## TASK DETAILS
Transcribe the listing in full, excluding any pictures.
— begin —
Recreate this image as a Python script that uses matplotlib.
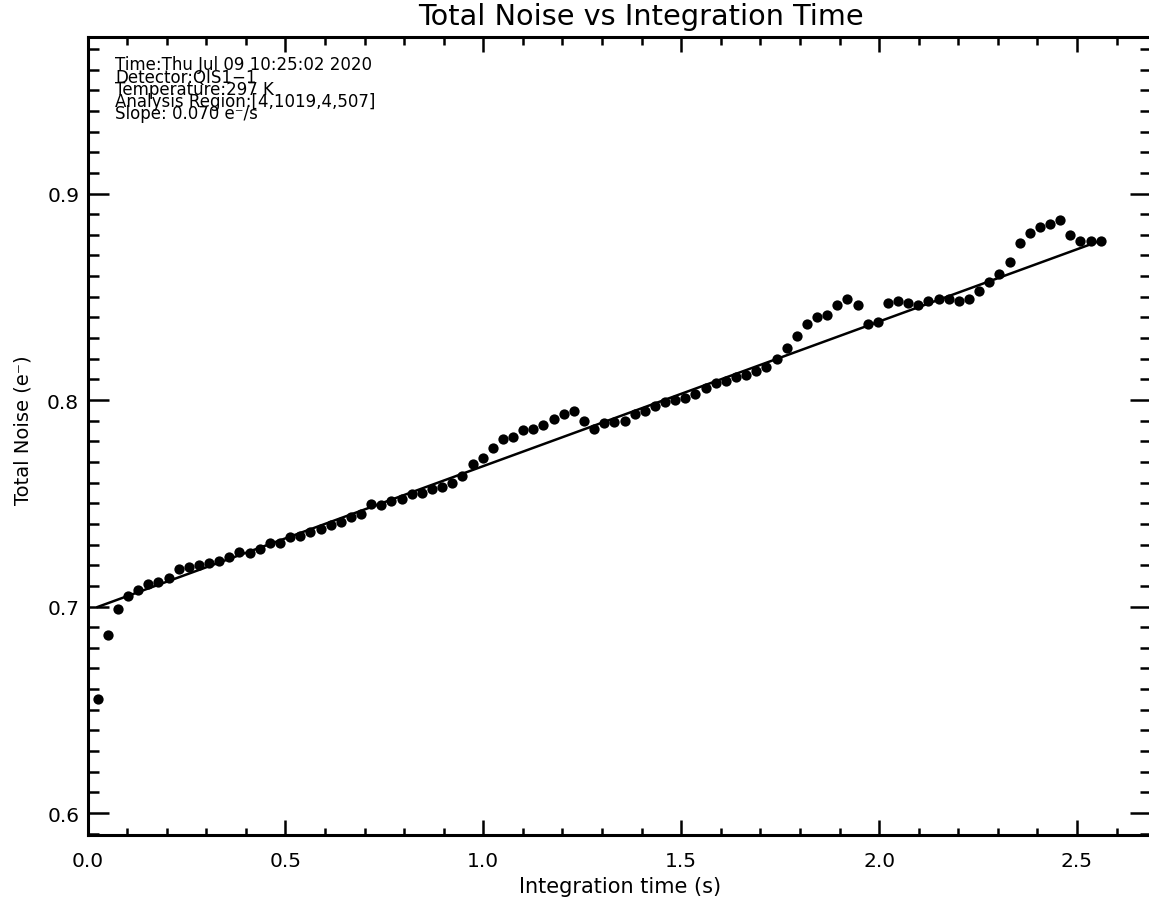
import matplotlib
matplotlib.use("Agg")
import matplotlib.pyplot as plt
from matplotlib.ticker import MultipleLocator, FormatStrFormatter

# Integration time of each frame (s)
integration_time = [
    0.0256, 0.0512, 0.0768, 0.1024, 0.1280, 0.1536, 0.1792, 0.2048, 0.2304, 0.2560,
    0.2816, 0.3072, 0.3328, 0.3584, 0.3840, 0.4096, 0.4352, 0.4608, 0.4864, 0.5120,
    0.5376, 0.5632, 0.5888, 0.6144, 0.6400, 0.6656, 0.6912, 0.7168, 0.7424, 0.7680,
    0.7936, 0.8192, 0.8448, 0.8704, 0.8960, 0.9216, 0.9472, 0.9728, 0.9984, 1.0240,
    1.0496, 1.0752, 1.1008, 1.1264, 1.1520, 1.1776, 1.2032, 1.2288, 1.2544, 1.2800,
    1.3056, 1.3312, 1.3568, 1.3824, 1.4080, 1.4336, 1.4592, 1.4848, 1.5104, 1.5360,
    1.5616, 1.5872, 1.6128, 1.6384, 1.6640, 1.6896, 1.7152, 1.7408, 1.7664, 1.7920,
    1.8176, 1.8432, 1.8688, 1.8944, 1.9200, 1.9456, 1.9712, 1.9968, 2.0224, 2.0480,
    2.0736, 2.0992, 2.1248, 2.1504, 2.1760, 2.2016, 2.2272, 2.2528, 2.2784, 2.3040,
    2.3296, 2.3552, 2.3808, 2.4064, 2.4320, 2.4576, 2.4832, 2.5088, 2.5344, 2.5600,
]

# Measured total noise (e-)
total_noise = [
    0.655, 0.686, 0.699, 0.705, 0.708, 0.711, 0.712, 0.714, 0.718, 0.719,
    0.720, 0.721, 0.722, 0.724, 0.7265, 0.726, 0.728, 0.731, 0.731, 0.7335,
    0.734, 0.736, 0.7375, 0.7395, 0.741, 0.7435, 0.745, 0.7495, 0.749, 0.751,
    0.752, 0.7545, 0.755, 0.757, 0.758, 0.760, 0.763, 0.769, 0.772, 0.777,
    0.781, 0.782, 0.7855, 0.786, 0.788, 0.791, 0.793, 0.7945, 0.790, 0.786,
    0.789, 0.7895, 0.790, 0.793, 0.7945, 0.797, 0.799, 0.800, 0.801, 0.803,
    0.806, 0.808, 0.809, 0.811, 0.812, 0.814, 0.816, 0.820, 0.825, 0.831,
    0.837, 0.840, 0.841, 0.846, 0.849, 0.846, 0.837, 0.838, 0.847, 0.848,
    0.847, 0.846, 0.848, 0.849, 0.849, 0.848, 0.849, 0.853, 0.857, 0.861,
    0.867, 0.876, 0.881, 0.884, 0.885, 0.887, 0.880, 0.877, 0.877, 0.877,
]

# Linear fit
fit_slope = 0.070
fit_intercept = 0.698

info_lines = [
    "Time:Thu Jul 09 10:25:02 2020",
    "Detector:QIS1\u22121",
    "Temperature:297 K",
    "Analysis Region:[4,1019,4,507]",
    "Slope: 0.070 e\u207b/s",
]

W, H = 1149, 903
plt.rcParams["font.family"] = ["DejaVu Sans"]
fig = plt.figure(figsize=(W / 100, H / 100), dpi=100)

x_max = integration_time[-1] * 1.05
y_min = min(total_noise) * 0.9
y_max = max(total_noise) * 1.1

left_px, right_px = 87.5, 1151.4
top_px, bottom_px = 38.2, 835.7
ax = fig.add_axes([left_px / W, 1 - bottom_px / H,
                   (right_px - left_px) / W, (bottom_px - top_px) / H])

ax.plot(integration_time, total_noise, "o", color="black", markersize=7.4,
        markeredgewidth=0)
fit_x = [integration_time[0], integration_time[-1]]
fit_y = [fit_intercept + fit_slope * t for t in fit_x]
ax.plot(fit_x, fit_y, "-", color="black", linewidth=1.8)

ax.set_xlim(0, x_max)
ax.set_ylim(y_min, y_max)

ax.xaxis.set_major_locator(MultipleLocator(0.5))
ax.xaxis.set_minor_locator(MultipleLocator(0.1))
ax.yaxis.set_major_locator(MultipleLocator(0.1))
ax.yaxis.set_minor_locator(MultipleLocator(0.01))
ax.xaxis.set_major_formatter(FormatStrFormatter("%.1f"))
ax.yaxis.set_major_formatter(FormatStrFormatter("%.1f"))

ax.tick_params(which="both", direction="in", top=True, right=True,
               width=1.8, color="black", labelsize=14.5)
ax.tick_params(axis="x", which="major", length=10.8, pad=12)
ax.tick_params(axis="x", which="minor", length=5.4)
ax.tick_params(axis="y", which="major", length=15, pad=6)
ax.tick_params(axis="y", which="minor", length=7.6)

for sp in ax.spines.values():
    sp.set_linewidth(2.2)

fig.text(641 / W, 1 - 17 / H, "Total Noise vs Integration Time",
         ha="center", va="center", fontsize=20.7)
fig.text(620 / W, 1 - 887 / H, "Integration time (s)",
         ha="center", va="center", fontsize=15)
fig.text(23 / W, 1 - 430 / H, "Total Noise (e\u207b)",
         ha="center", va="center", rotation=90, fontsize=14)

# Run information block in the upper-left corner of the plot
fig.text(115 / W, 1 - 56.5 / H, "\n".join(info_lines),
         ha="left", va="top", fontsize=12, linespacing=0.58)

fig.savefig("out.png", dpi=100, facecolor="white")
— end —
## ANSWER TO THIS EXERCISE
Recreate this image as a Python script that uses matplotlib.
import matplotlib
matplotlib.use("Agg")
import matplotlib.pyplot as plt
from matplotlib.ticker import MultipleLocator, FormatStrFormatter

# Integration time of each frame (s)
integration_time = [
    0.0256, 0.0512, 0.0768, 0.1024, 0.1280, 0.1536, 0.1792, 0.2048, 0.2304, 0.2560,
    0.2816, 0.3072, 0.3328, 0.3584, 0.3840, 0.4096, 0.4352, 0.4608, 0.4864, 0.5120,
    0.5376, 0.5632, 0.5888, 0.6144, 0.6400, 0.6656, 0.6912, 0.7168, 0.7424, 0.7680,
    0.7936, 0.8192, 0.8448, 0.8704, 0.8960, 0.9216, 0.9472, 0.9728, 0.9984, 1.0240,
    1.0496, 1.0752, 1.1008, 1.1264, 1.1520, 1.1776, 1.2032, 1.2288, 1.2544, 1.2800,
    1.3056, 1.3312, 1.3568, 1.3824, 1.4080, 1.4336, 1.4592, 1.4848, 1.5104, 1.5360,
    1.5616, 1.5872, 1.6128, 1.6384, 1.6640, 1.6896, 1.7152, 1.7408, 1.7664, 1.7920,
    1.8176, 1.8432, 1.8688, 1.8944, 1.9200, 1.9456, 1.9712, 1.9968, 2.0224, 2.0480,
    2.0736, 2.0992, 2.1248, 2.1504, 2.1760, 2.2016, 2.2272, 2.2528, 2.2784, 2.3040,
    2.3296, 2.3552, 2.3808, 2.4064, 2.4320, 2.4576, 2.4832, 2.5088, 2.5344, 2.5600,
]

# Measured total noise (e-)
total_noise = [
    0.655, 0.686, 0.699, 0.705, 0.708, 0.711, 0.712, 0.714, 0.718, 0.719,
    0.720, 0.721, 0.722, 0.724, 0.7265, 0.726, 0.728, 0.731, 0.731, 0.7335,
    0.734, 0.736, 0.7375, 0.7395, 0.741, 0.7435, 0.745, 0.7495, 0.749, 0.751,
    0.752, 0.7545, 0.755, 0.757, 0.758, 0.760, 0.763, 0.769, 0.772, 0.777,
    0.781, 0.782, 0.7855, 0.786, 0.788, 0.791, 0.793, 0.7945, 0.790, 0.786,
    0.789, 0.7895, 0.790, 0.793, 0.7945, 0.797, 0.799, 0.800, 0.801, 0.803,
    0.806, 0.808, 0.809, 0.811, 0.812, 0.814, 0.816, 0.820, 0.825, 0.831,
    0.837, 0.840, 0.841, 0.846, 0.849, 0.846, 0.837, 0.838, 0.847, 0.848,
    0.847, 0.846, 0.848, 0.849, 0.849, 0.848, 0.849, 0.853, 0.857, 0.861,
    0.867, 0.876, 0.881, 0.884, 0.885, 0.887, 0.880, 0.877, 0.877, 0.877,
]

# Linear fit
fit_slope = 0.070
fit_intercept = 0.698

info_lines = [
    "Time:Thu Jul 09 10:25:02 2020",
    "Detector:QIS1\u22121",
    "Temperature:297 K",
    "Analysis Region:[4,1019,4,507]",
    "Slope: 0.070 e\u207b/s",
]

W, H = 1149, 903
plt.rcParams["font.family"] = ["DejaVu Sans"]
fig = plt.figure(figsize=(W / 100, H / 100), dpi=100)

x_max = integration_time[-1] * 1.05
y_min = min(total_noise) * 0.9
y_max = max(total_noise) * 1.1

left_px, right_px = 87.5, 1151.4
top_px, bottom_px = 38.2, 835.7
ax = fig.add_axes([left_px / W, 1 - bottom_px / H,
                   (right_px - left_px) / W, (bottom_px - top_px) / H])

ax.plot(integration_time, total_noise, "o", color="black", markersize=7.4,
        markeredgewidth=0)
fit_x = [integration_time[0], integration_time[-1]]
fit_y = [fit_intercept + fit_slope * t for t in fit_x]
ax.plot(fit_x, fit_y, "-", color="black", linewidth=1.8)

ax.set_xlim(0, x_max)
ax.set_ylim(y_min, y_max)

ax.xaxis.set_major_locator(MultipleLocator(0.5))
ax.xaxis.set_minor_locator(MultipleLocator(0.1))
ax.yaxis.set_major_locator(MultipleLocator(0.1))
ax.yaxis.set_minor_locator(MultipleLocator(0.01))
ax.xaxis.set_major_formatter(FormatStrFormatter("%.1f"))
ax.yaxis.set_major_formatter(FormatStrFormatter("%.1f"))

ax.tick_params(which="both", direction="in", top=True, right=True,
               width=1.8, color="black", labelsize=14.5)
ax.tick_params(axis="x", which="major", length=10.8, pad=12)
ax.tick_params(axis="x", which="minor", length=5.4)
ax.tick_params(axis="y", which="major", length=15, pad=6)
ax.tick_params(axis="y", which="minor", length=7.6)

for sp in ax.spines.values():
    sp.set_linewidth(2.2)

fig.text(641 / W, 1 - 17 / H, "Total Noise vs Integration Time",
         ha="center", va="center", fontsize=20.7)
fig.text(620 / W, 1 - 887 / H, "Integration time (s)",
         ha="center", va="center", fontsize=15)
fig.text(23 / W, 1 - 430 / H, "Total Noise (e\u207b)",
         ha="center", va="center", rotation=90, fontsize=14)

# Run information block in the upper-left corner of the plot
fig.text(115 / W, 1 - 56.5 / H, "\n".join(info_lines),
         ha="left", va="top", fontsize=12, linespacing=0.58)

fig.savefig("out.png", dpi=100, facecolor="white")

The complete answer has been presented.